* Start Data lines *

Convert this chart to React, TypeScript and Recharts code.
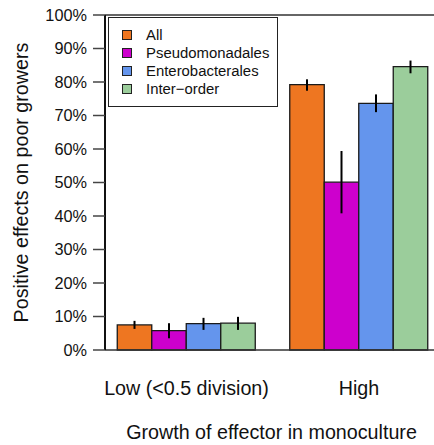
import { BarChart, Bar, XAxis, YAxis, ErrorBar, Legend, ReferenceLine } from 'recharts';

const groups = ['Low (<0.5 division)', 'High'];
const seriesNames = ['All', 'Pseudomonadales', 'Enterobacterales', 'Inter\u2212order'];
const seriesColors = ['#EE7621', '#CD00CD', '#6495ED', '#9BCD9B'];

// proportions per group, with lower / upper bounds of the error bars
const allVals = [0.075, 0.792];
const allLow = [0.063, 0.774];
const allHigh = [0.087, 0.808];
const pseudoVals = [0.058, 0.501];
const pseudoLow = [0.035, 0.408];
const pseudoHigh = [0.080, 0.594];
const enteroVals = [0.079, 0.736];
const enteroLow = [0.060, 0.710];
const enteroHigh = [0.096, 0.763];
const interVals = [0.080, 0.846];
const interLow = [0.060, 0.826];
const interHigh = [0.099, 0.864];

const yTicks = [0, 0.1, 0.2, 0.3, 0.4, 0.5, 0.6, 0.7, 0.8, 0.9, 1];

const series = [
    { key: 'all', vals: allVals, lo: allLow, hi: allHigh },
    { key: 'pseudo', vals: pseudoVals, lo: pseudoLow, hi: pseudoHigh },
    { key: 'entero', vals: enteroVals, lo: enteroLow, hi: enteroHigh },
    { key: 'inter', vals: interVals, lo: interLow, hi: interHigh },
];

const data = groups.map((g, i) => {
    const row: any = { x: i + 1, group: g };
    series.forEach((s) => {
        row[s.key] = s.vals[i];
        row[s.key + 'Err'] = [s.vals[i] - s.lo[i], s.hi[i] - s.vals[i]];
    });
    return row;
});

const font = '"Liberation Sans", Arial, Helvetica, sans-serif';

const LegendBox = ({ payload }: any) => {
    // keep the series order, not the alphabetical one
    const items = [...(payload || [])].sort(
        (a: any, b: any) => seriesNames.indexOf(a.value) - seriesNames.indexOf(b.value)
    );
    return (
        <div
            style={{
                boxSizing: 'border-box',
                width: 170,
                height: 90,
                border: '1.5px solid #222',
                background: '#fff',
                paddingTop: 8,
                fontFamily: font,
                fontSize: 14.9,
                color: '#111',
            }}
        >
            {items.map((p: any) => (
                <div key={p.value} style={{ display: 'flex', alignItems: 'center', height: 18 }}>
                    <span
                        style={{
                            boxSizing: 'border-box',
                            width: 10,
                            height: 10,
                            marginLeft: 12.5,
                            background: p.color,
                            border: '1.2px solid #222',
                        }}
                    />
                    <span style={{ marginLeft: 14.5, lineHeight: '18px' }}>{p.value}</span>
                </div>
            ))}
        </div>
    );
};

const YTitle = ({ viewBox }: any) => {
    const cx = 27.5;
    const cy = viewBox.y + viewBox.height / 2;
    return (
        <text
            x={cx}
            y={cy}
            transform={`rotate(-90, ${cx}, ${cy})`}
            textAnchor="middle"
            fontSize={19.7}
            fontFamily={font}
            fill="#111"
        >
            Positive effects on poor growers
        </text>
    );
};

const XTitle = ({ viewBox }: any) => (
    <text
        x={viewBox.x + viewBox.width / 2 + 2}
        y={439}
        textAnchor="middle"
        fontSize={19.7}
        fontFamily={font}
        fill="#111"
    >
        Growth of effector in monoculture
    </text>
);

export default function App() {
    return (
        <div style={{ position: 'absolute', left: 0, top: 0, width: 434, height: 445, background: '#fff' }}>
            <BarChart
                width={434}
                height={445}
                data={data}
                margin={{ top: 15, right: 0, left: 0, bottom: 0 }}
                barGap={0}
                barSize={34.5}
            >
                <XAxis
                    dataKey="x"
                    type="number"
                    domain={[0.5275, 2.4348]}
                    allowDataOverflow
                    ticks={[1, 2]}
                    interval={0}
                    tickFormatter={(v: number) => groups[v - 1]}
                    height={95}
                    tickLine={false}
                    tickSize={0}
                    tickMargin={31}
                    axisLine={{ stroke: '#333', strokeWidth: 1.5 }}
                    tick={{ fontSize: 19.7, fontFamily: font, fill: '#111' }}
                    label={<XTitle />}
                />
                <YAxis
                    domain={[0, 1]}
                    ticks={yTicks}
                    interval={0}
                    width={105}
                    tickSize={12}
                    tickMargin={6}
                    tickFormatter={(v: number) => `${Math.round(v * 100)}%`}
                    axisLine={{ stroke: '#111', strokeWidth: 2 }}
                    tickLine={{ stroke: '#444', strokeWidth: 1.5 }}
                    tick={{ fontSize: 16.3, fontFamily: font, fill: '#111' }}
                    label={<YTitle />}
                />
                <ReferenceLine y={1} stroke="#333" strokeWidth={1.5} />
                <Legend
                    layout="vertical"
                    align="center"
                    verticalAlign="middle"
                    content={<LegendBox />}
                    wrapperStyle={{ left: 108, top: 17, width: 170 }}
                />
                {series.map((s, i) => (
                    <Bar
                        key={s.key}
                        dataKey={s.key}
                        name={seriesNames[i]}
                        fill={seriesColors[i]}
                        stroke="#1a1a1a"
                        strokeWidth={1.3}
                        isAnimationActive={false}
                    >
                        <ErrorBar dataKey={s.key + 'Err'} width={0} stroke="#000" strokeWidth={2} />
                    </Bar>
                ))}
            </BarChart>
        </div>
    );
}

* End Data lines *

→ **What you should do**: Repeat the material exactly as it reads, without any of its pictures.

→ **Result**:
Convert this chart to React, TypeScript and Recharts code.
import { BarChart, Bar, XAxis, YAxis, ErrorBar, Legend, ReferenceLine } from 'recharts';

const groups = ['Low (<0.5 division)', 'High'];
const seriesNames = ['All', 'Pseudomonadales', 'Enterobacterales', 'Inter\u2212order'];
const seriesColors = ['#EE7621', '#CD00CD', '#6495ED', '#9BCD9B'];

// proportions per group, with lower / upper bounds of the error bars
const allVals = [0.075, 0.792];
const allLow = [0.063, 0.774];
const allHigh = [0.087, 0.808];
const pseudoVals = [0.058, 0.501];
const pseudoLow = [0.035, 0.408];
const pseudoHigh = [0.080, 0.594];
const enteroVals = [0.079, 0.736];
const enteroLow = [0.060, 0.710];
const enteroHigh = [0.096, 0.763];
const interVals = [0.080, 0.846];
const interLow = [0.060, 0.826];
const interHigh = [0.099, 0.864];

const yTicks = [0, 0.1, 0.2, 0.3, 0.4, 0.5, 0.6, 0.7, 0.8, 0.9, 1];

const series = [
    { key: 'all', vals: allVals, lo: allLow, hi: allHigh },
    { key: 'pseudo', vals: pseudoVals, lo: pseudoLow, hi: pseudoHigh },
    { key: 'entero', vals: enteroVals, lo: enteroLow, hi: enteroHigh },
    { key: 'inter', vals: interVals, lo: interLow, hi: interHigh },
];

const data = groups.map((g, i) => {
    const row: any = { x: i + 1, group: g };
    series.forEach((s) => {
        row[s.key] = s.vals[i];
        row[s.key + 'Err'] = [s.vals[i] - s.lo[i], s.hi[i] - s.vals[i]];
    });
    return row;
});

const font = '"Liberation Sans", Arial, Helvetica, sans-serif';

const LegendBox = ({ payload }: any) => {
    // keep the series order, not the alphabetical one
    const items = [...(payload || [])].sort(
        (a: any, b: any) => seriesNames.indexOf(a.value) - seriesNames.indexOf(b.value)
    );
    return (
        <div
            style={{
                boxSizing: 'border-box',
                width: 170,
                height: 90,
                border: '1.5px solid #222',
                background: '#fff',
                paddingTop: 8,
                fontFamily: font,
                fontSize: 14.9,
                color: '#111',
            }}
        >
            {items.map((p: any) => (
                <div key={p.value} style={{ display: 'flex', alignItems: 'center', height: 18 }}>
                    <span
                        style={{
                            boxSizing: 'border-box',
                            width: 10,
                            height: 10,
                            marginLeft: 12.5,
                            background: p.color,
                            border: '1.2px solid #222',
                        }}
                    />
                    <span style={{ marginLeft: 14.5, lineHeight: '18px' }}>{p.value}</span>
                </div>
            ))}
        </div>
    );
};

const YTitle = ({ viewBox }: any) => {
    const cx = 27.5;
    const cy = viewBox.y + viewBox.height / 2;
    return (
        <text
            x={cx}
            y={cy}
            transform={`rotate(-90, ${cx}, ${cy})`}
            textAnchor="middle"
            fontSize={19.7}
            fontFamily={font}
            fill="#111"
        >
            Positive effects on poor growers
        </text>
    );
};

const XTitle = ({ viewBox }: any) => (
    <text
        x={viewBox.x + viewBox.width / 2 + 2}
        y={439}
        textAnchor="middle"
        fontSize={19.7}
        fontFamily={font}
        fill="#111"
    >
        Growth of effector in monoculture
    </text>
);

export default function App() {
    return (
        <div style={{ position: 'absolute', left: 0, top: 0, width: 434, height: 445, background: '#fff' }}>
            <BarChart
                width={434}
                height={445}
                data={data}
                margin={{ top: 15, right: 0, left: 0, bottom: 0 }}
                barGap={0}
                barSize={34.5}
            >
                <XAxis
                    dataKey="x"
                    type="number"
                    domain={[0.5275, 2.4348]}
                    allowDataOverflow
                    ticks={[1, 2]}
                    interval={0}
                    tickFormatter={(v: number) => groups[v - 1]}
                    height={95}
                    tickLine={false}
                    tickSize={0}
                    tickMargin={31}
                    axisLine={{ stroke: '#333', strokeWidth: 1.5 }}
                    tick={{ fontSize: 19.7, fontFamily: font, fill: '#111' }}
                    label={<XTitle />}
                />
                <YAxis
                    domain={[0, 1]}
                    ticks={yTicks}
                    interval={0}
                    width={105}
                    tickSize={12}
                    tickMargin={6}
                    tickFormatter={(v: number) => `${Math.round(v * 100)}%`}
                    axisLine={{ stroke: '#111', strokeWidth: 2 }}
                    tickLine={{ stroke: '#444', strokeWidth: 1.5 }}
                    tick={{ fontSize: 16.3, fontFamily: font, fill: '#111' }}
                    label={<YTitle />}
                />
                <ReferenceLine y={1} stroke="#333" strokeWidth={1.5} />
                <Legend
                    layout="vertical"
                    align="center"
                    verticalAlign="middle"
                    content={<LegendBox />}
                    wrapperStyle={{ left: 108, top: 17, width: 170 }}
                />
                {series.map((s, i) => (
                    <Bar
                        key={s.key}
                        dataKey={s.key}
                        name={seriesNames[i]}
                        fill={seriesColors[i]}
                        stroke="#1a1a1a"
                        strokeWidth={1.3}
                        isAnimationActive={false}
                    >
                        <ErrorBar dataKey={s.key + 'Err'} width={0} stroke="#000" strokeWidth={2} />
                    </Bar>
                ))}
            </BarChart>
        </div>
    );
}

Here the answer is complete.